Look at those eyes; they should run for Congress.

There are only two reasons keeping me from awarding the series the full 5 stars.  The first is some of the musical choices, but if you are unlike myself and find child choirs to be moving instead of creepy, then your mileage may vary on this point.  The second reason might sound absurd, but it’s just not long enough!  (Obligatory ‘that’s what she said)  The proper series is three episodes of about an hour each, and the two special features run 39 and 59 minutes.  BBC Planet Earth devoted ten hours to the whole planet, so it would seem fair that Madagascar gets five or so hours, but since 80% of Madagascar’s wildlife is not found anywhere else in the world, they could have done another full ten hour series and I would have been immensely pleased.  I just wanted more, damn it.  (‘that’s also what she said)  There are so many bizarre creatures and other-worldly locations showcased that I always felt a slight pang of regret when they moved on to the next scintillating piece of flora or fauna.  “Not yet!  For shit’s sake, not yet!” I would scream.

The Package

The BBC Planet Earth series and it’s related projects continue to be one of the most compelling reasons for High Definition.  When you first pop the disk in, you’ll be greeted with a montage of slow-mo money shots from the Earth and Life series, including such gems as hippos wrestling, lizards leaping and baboons bathing.  They want you to know right from the start you’ll be seeing things with such mind-blowing clarity that you might as well have transported out of your living room.  Nearly every other moment in the series features stunning visuals that will make you grateful that you made the leap to high def.  It’s really that gorgeous.

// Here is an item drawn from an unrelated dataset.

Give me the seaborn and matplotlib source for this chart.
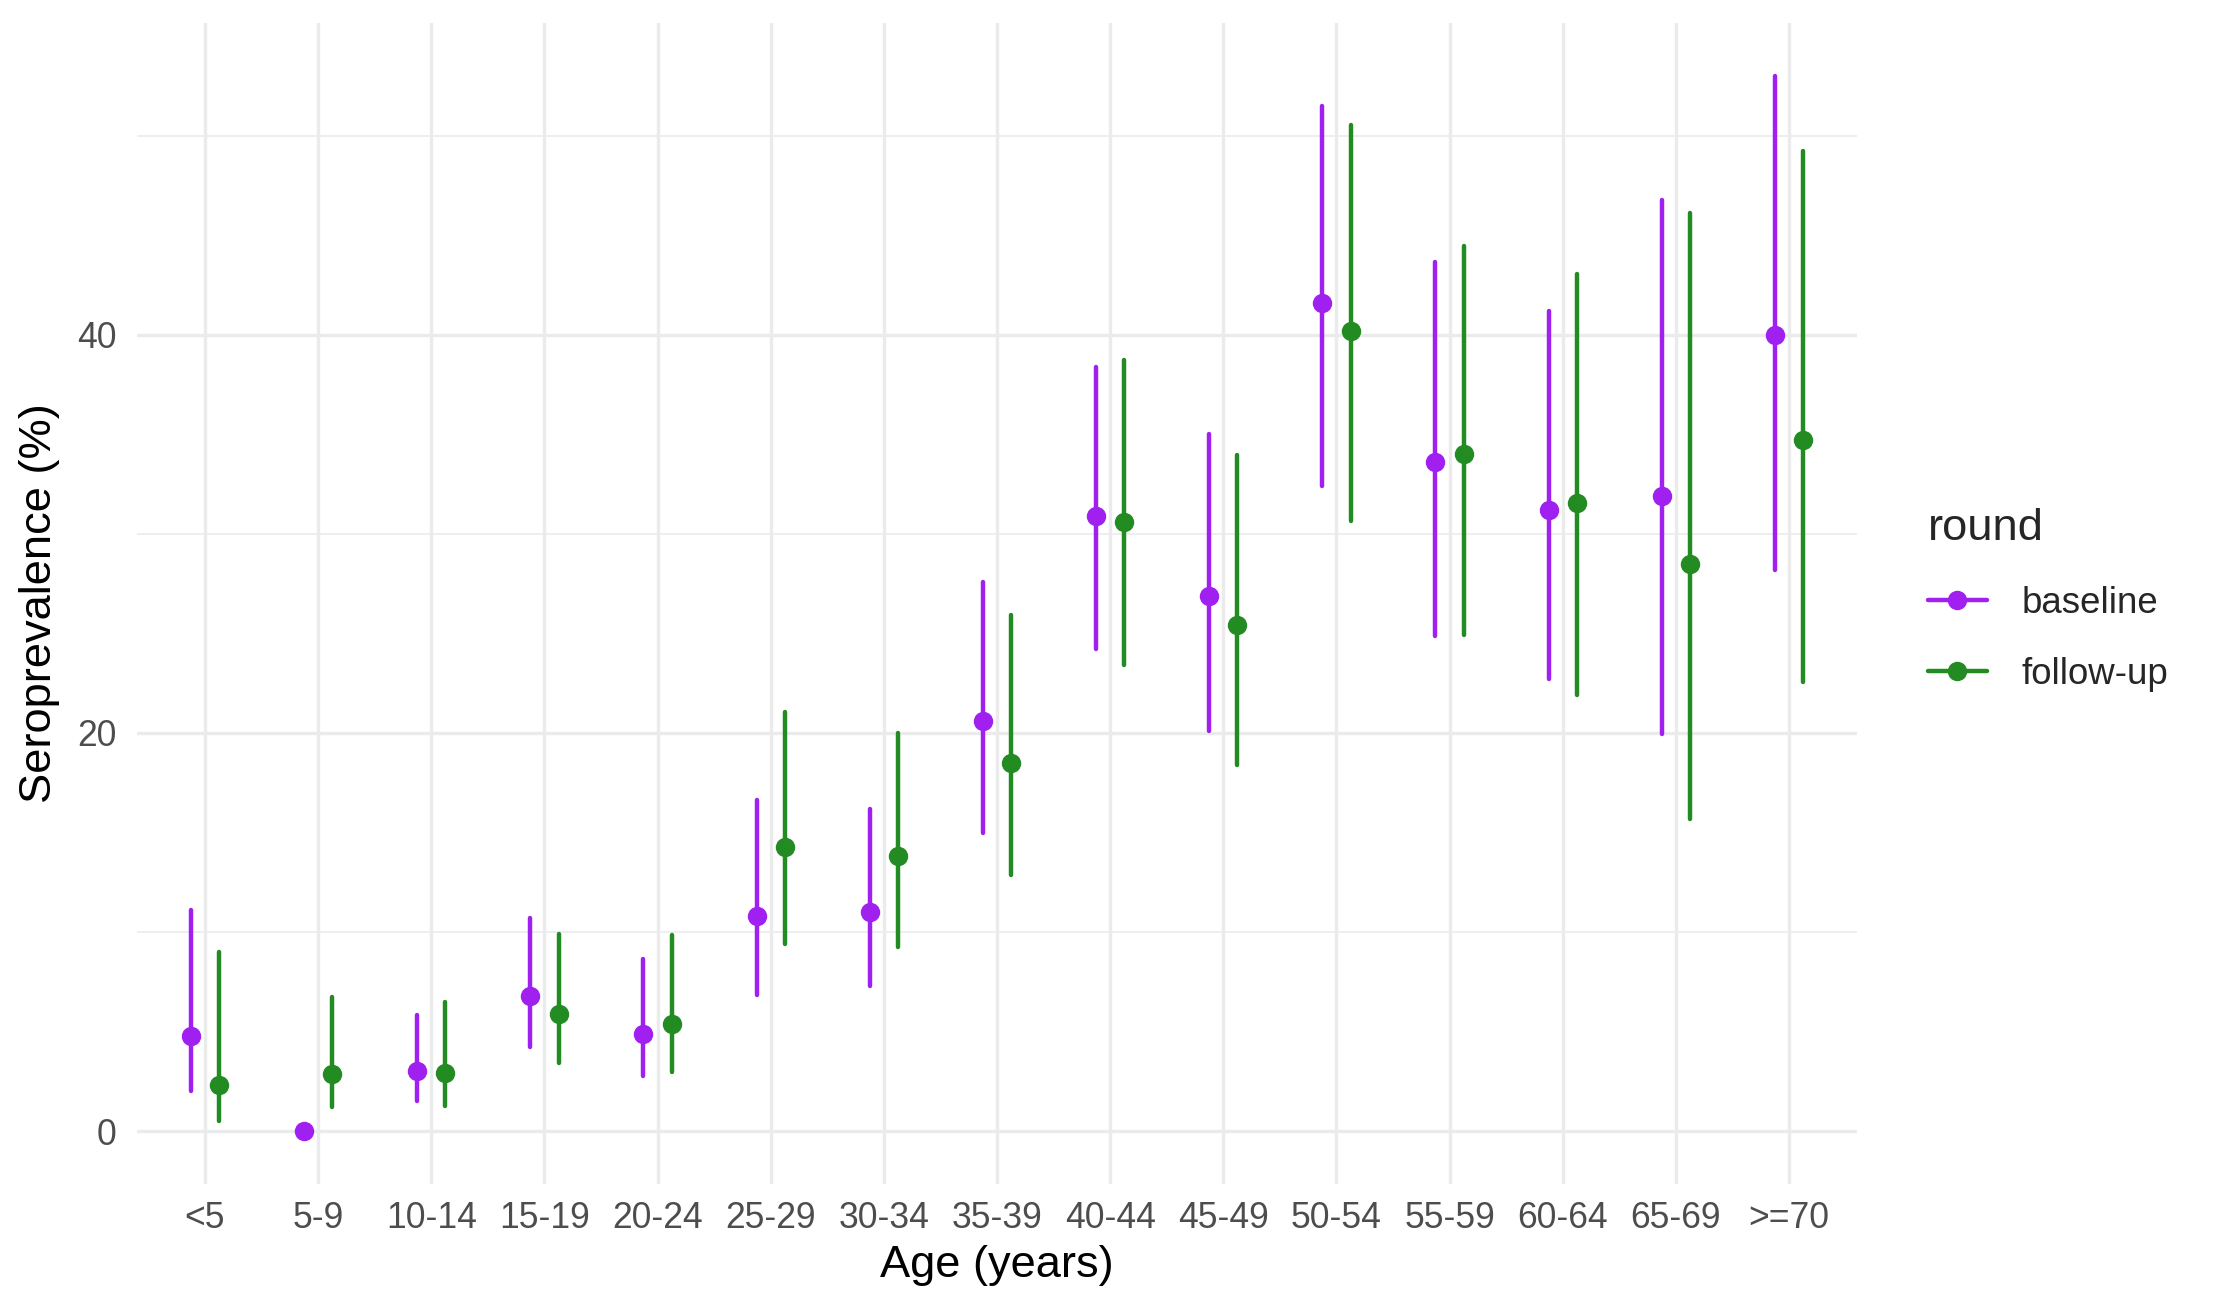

Attenborough and The Giant Egg, 59 minutes: “Fifty years after collecting a giant fossilized egg in Madagascar, Davis Attenborough returns to discover the fate of the largest birds to ever live on the planet.”

Lemurs of Madagascar, 39 minutes: A standard definition program featuring charming zoologist Charlotte Uhlenbroek paling around with, you guessed it, the lemurs of Madagascar, specifically a group of ring-tailed lemurs.